A dirigente ainda citou a recente “conquista” desse movimento ao garantir que a obrigatoriedade em respeitar os direitos humanos na redação do ENEM fosse anulada, para Lanes, “essa ação mais uma vez representa os reais interesses desse projeto e movimento, que é garantir que toda uma geração seja educada de forma desumana e precária. Nós do movimento estudantil temos enfrentado uma série de ataques, desde as ocupações quando fomos totalmente criminalizados, desde lá temos participado assiduamente de sessões em todos as instâncias políticas para garantir que este projeto não avance”.
No site do projeto “Escola sem Partido”, são citados municípios onde o projeto estaria em tramitação na Câmara de Vereadores. Atualmente as seguintes cidades compõe essa lista: São Paulo (SP), Rio de Janeiro (RJ), Curitiba (PR), Palmas (TO), Joinville (SC), Santa Cruz do Monte Castelo (PR), Toledo (PR), Foz do Iguaçu (PR), Vitória da Conquista (BA) e Cachoeiro do Itapemirim (ES).
Maiara Oliveira, secretária de organização da UJS do Paraná, estado onde o projeto tramita em quatro cidades e mais na Assembléia Legislativa, coloca que “assim como a Reformulação do Ensino Médio, a Lei da Mordaça vem pra destruir todas as conquistas dos últimos anos na busca por uma escola democrática, inclusiva e que respeite a diversidade da sociedade”, e reforçou também que a UJS paranaense estará presente em todos os debates para resistir aos retrocessos que tentam implementar.

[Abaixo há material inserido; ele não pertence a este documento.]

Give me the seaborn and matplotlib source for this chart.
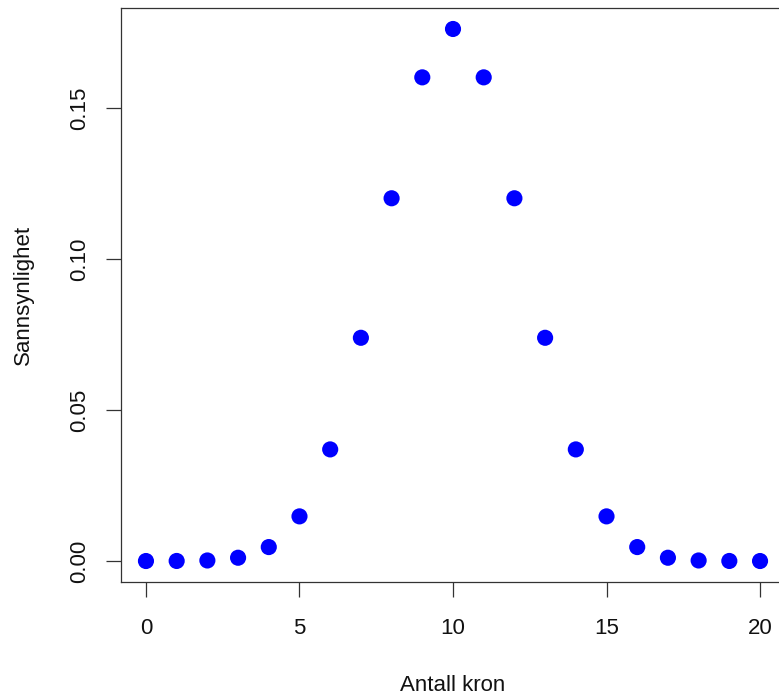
import matplotlib
matplotlib.use("Agg")
import matplotlib.pyplot as plt
import seaborn as sns
import pandas as pd

antall = list(range(21))
sannsynlighet = [0.000001, 0.000019, 0.000181, 0.001087, 0.004621, 0.014786,
                 0.036964, 0.073929, 0.120134, 0.160179, 0.176197, 0.160179,
                 0.120134, 0.073929, 0.036964, 0.014786, 0.004621, 0.001087,
                 0.000181, 0.000019, 0.000001]
xticks = [0, 5, 10, 15, 20]
yticks = [0.00, 0.05, 0.10, 0.15]
ytick_labels = ["0.00", "0.05", "0.10", "0.15"]

sns.set_style("white")
plt.rcParams['font.family'] = ['Liberation Sans', 'DejaVu Sans']

df = pd.DataFrame({"x": antall, "y": sannsynlighet})

fig = plt.figure(figsize=(7.79, 6.97), dpi=100)
ax = fig.add_axes([121.4/779, (697-582.3)/697, 663.2/779, 574.6/697])
sns.scatterplot(data=df, x="x", y="y", ax=ax, color="#0000ff", s=135,
                edgecolor="none", linewidth=0)

rng = max(sannsynlighet) - min(sannsynlighet)
ax.set_xlim(-0.8, 20.8)
ax.set_ylim(min(sannsynlighet) - 0.04*rng, max(sannsynlighet) + 0.04*rng)
ax.set_xticks(xticks)
ax.set_xticklabels([str(t) for t in xticks])
ax.set_yticks(yticks)
ax.set_yticklabels(ytick_labels, rotation=90, va="center")
ax.tick_params(axis="both", direction="out", length=10.5, width=0.9,
               color="#333333", labelsize=16, labelcolor="#111111",
               bottom=True, left=True)
ax.tick_params(axis="x", pad=15)
ax.tick_params(axis="y", pad=12)
for sp in ax.spines.values():
    sp.set_visible(True)
    sp.set_color("#333333")
    sp.set_linewidth(0.9)
ax.set_xlabel("Antall kron", fontsize=16, color="#111111", labelpad=26)
ax.set_ylabel("Sannsynlighet", fontsize=16, color="#111111", labelpad=25.5)
ax.grid(False)
fig.savefig("out.png", dpi=100)
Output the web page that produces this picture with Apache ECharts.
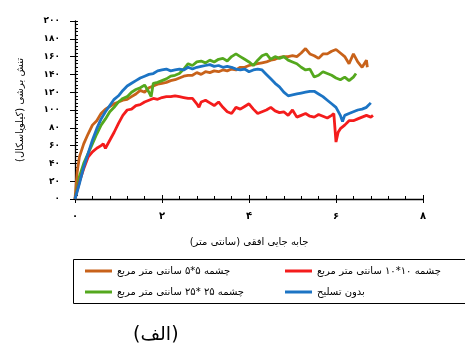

Já em São Paulo, o presidente da UPES, Emerson Santos (Catatau), aponta que “tratam nós, estudantes, como vulneráveis e incapazes de ter opinião ou formular nossas próprios pensamentos, e buscam perseguir os professores e o real sentido do aprendizado. Totalmente contrário ao que demonstramos com as ocupações e ao sentido que a escola deve ter de possibilitar ideias divergentes que promovam uma sociedade plural que respeita a diversidade cultural e social. Nossa mobilização acerca do tema já renderam vitórias importantes ao movimento em defesa da democracia na escola, como o recente arquivamento do projeto na Câmara de Santo André”. O dirigente estudantil nos contou também que está sendo construída uma “frente ampla na ALESP contra este projeto, a partir de uma manifesto que contará com assinaturas de entidades e movimentos da educação, afim de travar o debate com toda comunidade e os defensores de uma educação de qualidade e verdadeiramente democrática, sem Leis de Mordaça e censura contra a liberdade de expressão e diversidade de ideias”.
No Rio de Janeiro, outra cidade onde o projeto passou pela Câmara de Vereadores, Isabela Queiroz, presidenta da Ames-RJ e estudante do Colégio Estadual Amaro Cavalcante, exemplifica que “até a eleição para delegados do Congresso da Ubes foi uma grande conquista, porque mesmo a direção, que é progressista, quase proibiu a atividade por conta dos ataques dos defensores do Escola sem Partido. Assim como pautar, debates, fazer outras atividades dentro das escolas, tem sido um grande enfrentamento ao Escola sem Partido”. A estudante carioca conta que desde o ano passado, no Rio de Janeiro, “promovemos caravanas culturais e uma das principais campanhas foi a caravana “Escola sem Mordaça”, que começou no Dia do Estudante, do ano passado, numa atividade de rua como se fosse um sarau e que passou por diversas escolas debatendo o projeto “Escola sem Partido” e explicando o que isso acarreta na sociedade e na luta por um ensino e por um país mais democrático e relacionando isso tudo com a conjuntura nacional, mas de uma forma mais lúdica, de um jeito que conseguisse trocar essa ideia sobre censura, democracia e política com os estudantes de uma forma que dialogasse mais. Teve grafite nas escolas, realizamos rodas de rima e sarau de poesia”.
A luta contra o autoritarismo do projeto “Escola sem Partido”, a Lei da Mordaça, está só começando, mas os secundaristas mais uma vez se mostram prontos para a batalha com muita resistência e criatividade, para dessa forma fazer com que mais esse retrocesso seja barrado!